Where Quinn and others do have a point is in highlighting the one-dimensionality with which this twilight era is depicted in contemporary culture. To me this seems less true of Keegan’s original story, which is an extraordinarily subtle piece of work, than it is of the film version, whose scary mother superior (played by Emily Watson) undercuts the original text’s point about the way social conformity is enforced.
My colleague Derek Scally, whose book The Best Catholics in the World explores this subject better than most, makes a strong case against the idea – commonplace these days – that a small coterie of villainous clerics and other authority figures were responsible for all that repression and intolerance. He draws parallels with the attitudes of many Germans to their past lives under a totalitarian regime, who portray themselves as innocent victims.

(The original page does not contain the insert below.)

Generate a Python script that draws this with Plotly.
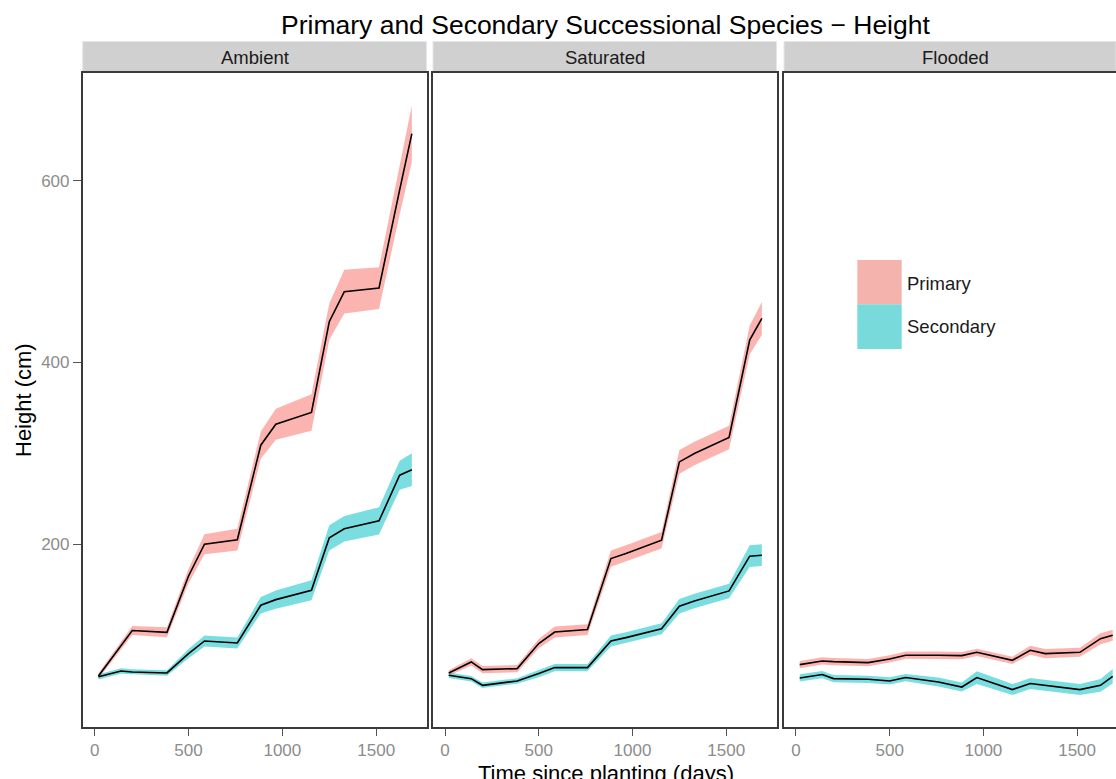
import plotly.graph_objects as go

# ---------------- data ----------------
days = [20, 140, 200, 385, 500, 585, 760, 885, 965, 1155, 1250, 1330, 1515, 1625, 1690]
panels = ["Ambient", "Saturated", "Flooded"]
series = ["Primary", "Secondary"]

ambient_primary = [55, 88, 105, 103, 165, 200, 205, 309, 332, 345, 445, 478, 482, 590, 652]
ambient_primary_se = [3, 4, 5, 5.5, 8, 11, 12, 15, 17, 20, 20, 24, 23, 27, 31]
ambient_secondary = [54, 60.5, 59.4, 58.3, 79.6, 93.5, 91.3, 132.8, 139, 149.3, 207, 217, 225.7, 276, 282]
ambient_secondary_se = [3, 3, 3, 3, 5, 6, 6, 9, 10, 11, 14, 14, 15, 16, 18]

saturated_primary = [58.3, 70.4, 62, 63.1, 90.6, 103.4, 106, 184.2, 189.8, 204.4, 290.6, 299.9, 317.5, 424.7, 448.6]
saturated_primary_se = [3, 4, 4, 4, 5, 6, 6, 9, 9, 9, 13, 13, 13, 16, 18]
saturated_secondary = [55.7, 52, 44.7, 49.5, 57.6, 64.2, 64.2, 93.5, 97.2, 107, 131.7, 137.6, 148.6, 186.8, 187.9]
saturated_secondary_se = [3, 3, 3, 3, 4, 4, 4, 6, 6, 6, 8, 8, 8, 12, 12]

flooded_primary = [67.5, 71.5, 70.8, 69.7, 73.7, 77.8, 77.8, 77.4, 81, 72.2, 83.3, 79.6, 81, 96, 99.8]
flooded_primary_se = [4, 4, 4, 4, 4, 4, 4, 4, 4, 4, 5, 5, 5, 6, 6]
flooded_secondary = [52.8, 56.5, 52.1, 51.3, 49.5, 53.2, 48.4, 42.8, 53.2, 40, 46.6, 44.7, 40, 44.7, 54.6]
flooded_secondary_se = [4, 4, 4, 4, 4, 4, 5, 5, 7, 6, 6, 6, 6, 7, 8]

x_ticks = [0, 500, 1000, 1500]
y_ticks = [200, 400, 600]

# ---------------- styling ----------------
W, H = 1116, 779
fill_colors = {"Primary": "rgba(248,118,109,0.55)", "Secondary": "rgba(0,191,196,0.52)"}
key_colors = {"Primary": "#F5B3AE", "Secondary": "#78DADB"}
FONT = "Liberation Sans, Arial, sans-serif"
TICK_COLOR = "#8C8C8C"
BORDER = "#3A3A3A"

def px_x(p):
    return p / W

def px_y(p):
    return 1 - p / H

panel_top, panel_bot = 73, 727
strip_top = 41.5
panel_px = [(82.7, 426.5), (433, 776.5), (784, 1116)]
x_ranges = [[-64, 1768], [-64, 1768], [-64, 1707.6]]
y_range = [-1.2, 718.7]

data = {
    "Ambient": [(ambient_primary, ambient_primary_se), (ambient_secondary, ambient_secondary_se)],
    "Saturated": [(saturated_primary, saturated_primary_se), (saturated_secondary, saturated_secondary_se)],
    "Flooded": [(flooded_primary, flooded_primary_se), (flooded_secondary, flooded_secondary_se)],
}

fig = go.Figure()

for i, pname in enumerate(panels):
    xa = "x" if i == 0 else f"x{i+1}"
    ya = "y" if i == 0 else f"y{i+1}"
    for sname, (mean, se) in zip(series, data[pname]):
        upper = [m + s for m, s in zip(mean, se)]
        lower = [m - s for m, s in zip(mean, se)]
        fig.add_trace(go.Scatter(
            x=days + days[::-1], y=upper + lower[::-1],
            fill="toself", fillcolor=fill_colors[sname], line=dict(width=0),
            mode="lines", hoverinfo="skip", showlegend=False, xaxis=xa, yaxis=ya,
        ))
    for sname, (mean, se) in zip(series, data[pname]):
        fig.add_trace(go.Scatter(
            x=days, y=mean, mode="lines", line=dict(color="black", width=1.6),
            name=sname, showlegend=False, xaxis=xa, yaxis=ya,
        ))

layout = dict(
    width=W, height=H,
    margin=dict(l=0, r=0, t=0, b=0),
    paper_bgcolor="white", plot_bgcolor="white",
    font=dict(family=FONT),
    showlegend=False,
)

for i in range(3):
    xk = "xaxis" if i == 0 else f"xaxis{i+1}"
    yk = "yaxis" if i == 0 else f"yaxis{i+1}"
    l, r = panel_px[i]
    layout[xk] = dict(
        domain=[px_x(l), px_x(r)], range=x_ranges[i], anchor="y" if i == 0 else f"y{i+1}",
        tickvals=x_ticks, ticks="outside", ticklen=7, tickcolor="#555555", tickwidth=1,
        tickfont=dict(size=17, color=TICK_COLOR, family=FONT),
        showgrid=False, zeroline=False, showline=True, linecolor=BORDER, linewidth=1.6,
        mirror=True,
    )
    layout[yk] = dict(
        domain=[px_y(panel_bot), px_y(panel_top)], range=y_range,
        anchor="x" if i == 0 else f"x{i+1}",
        tickvals=y_ticks, ticks="outside" if i == 0 else "", ticklen=8, tickcolor="#555555",
        showticklabels=(i == 0),
        tickfont=dict(size=17, color=TICK_COLOR, family=FONT),
        showgrid=False, zeroline=False, showline=True, linecolor=BORDER, linewidth=1.6,
        mirror=(i < 2),
    )

fig.update_layout(**layout)

shapes = []
annotations = []
# strips
for i, pname in enumerate(panels):
    l, r = panel_px[i]
    shapes.append(dict(type="rect", xref="paper", yref="paper",
                       x0=px_x(l), x1=px_x(r), y0=px_y(panel_top - 0.5), y1=px_y(strip_top),
                       fillcolor="#D0D0D0", line=dict(color="#E6E6E6", width=1), layer="below"))
    cx = (l + r) / 2 if i < 2 else (l + 1127) / 2
    annotations.append(dict(text=pname, xref="paper", yref="paper", x=px_x(cx), y=px_y(57.5),
                            xanchor="center", yanchor="middle", showarrow=False,
                            font=dict(size=18.5, color="#1A1A1A", family=FONT)))

# legend keys (manual, inside flooded panel)
key_l, key_r = 857.3, 901.7
key_rows = [(260, 304.3, 283.5), (304.3, 349, 326.5)]
for sname, (t, b, ty) in zip(series, key_rows):
    shapes.append(dict(type="rect", xref="paper", yref="paper",
                       x0=px_x(key_l), x1=px_x(key_r), y0=px_y(b), y1=px_y(t),
                       fillcolor=key_colors[sname], line=dict(width=0)))
    annotations.append(dict(text=sname, xref="paper", yref="paper", x=px_x(905), y=px_y(ty),
                            xanchor="left", yanchor="middle", showarrow=False,
                            font=dict(size=18.5, color="#1A1A1A", family=FONT)))

# titles
annotations.append(dict(text="Primary and Secondary Successional Species \u2212 Height",
                        xref="paper", yref="paper", x=px_x(605), y=px_y(25),
                        xanchor="center", yanchor="middle", showarrow=False,
                        font=dict(size=26.5, color="black", family=FONT)))
annotations.append(dict(text="Height (cm)", xref="paper", yref="paper", x=px_x(23), y=px_y(400),
                        xanchor="center", yanchor="middle", textangle=-90, showarrow=False,
                        font=dict(size=22, color="black", family=FONT)))
annotations.append(dict(text="Time since planting (days)", xref="paper", yref="paper",
                        x=px_x(606), y=px_y(773), xanchor="center", yanchor="middle", showarrow=False,
                        font=dict(size=22, color="black", family=FONT)))

fig.update_layout(shapes=shapes, annotations=annotations)
fig.write_html("out.html", config={"displayModeBar": False},
               post_script="document.body.style.margin='0';document.body.style.overflow='hidden';")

Such systems of control, he argues, can survive only with widespread co-operation and complicity, but that uncomfortable truth soon gets buried once the system has collapsed. In a recent opinion piece he criticised the depiction of the terrifying nuns in the screen version of Keegan’s story. That critique overlaps a little with Quinn’s, although the two probably differ in what conclusions to draw.
But now that the Make Ireland Great Again brigade have made a cause celebre out of Small Things Like These, conspiracy theories are in the air. “Operation trash Old Catholic Ireland never sleeps,” the right-wing website Gript complained recently, channelling the spirit of the rioters at the opening night of The Playboy of the Western World. The spirit of Old Catholic Ireland, it seems, still walks among us. Give me a cartoon nun any day.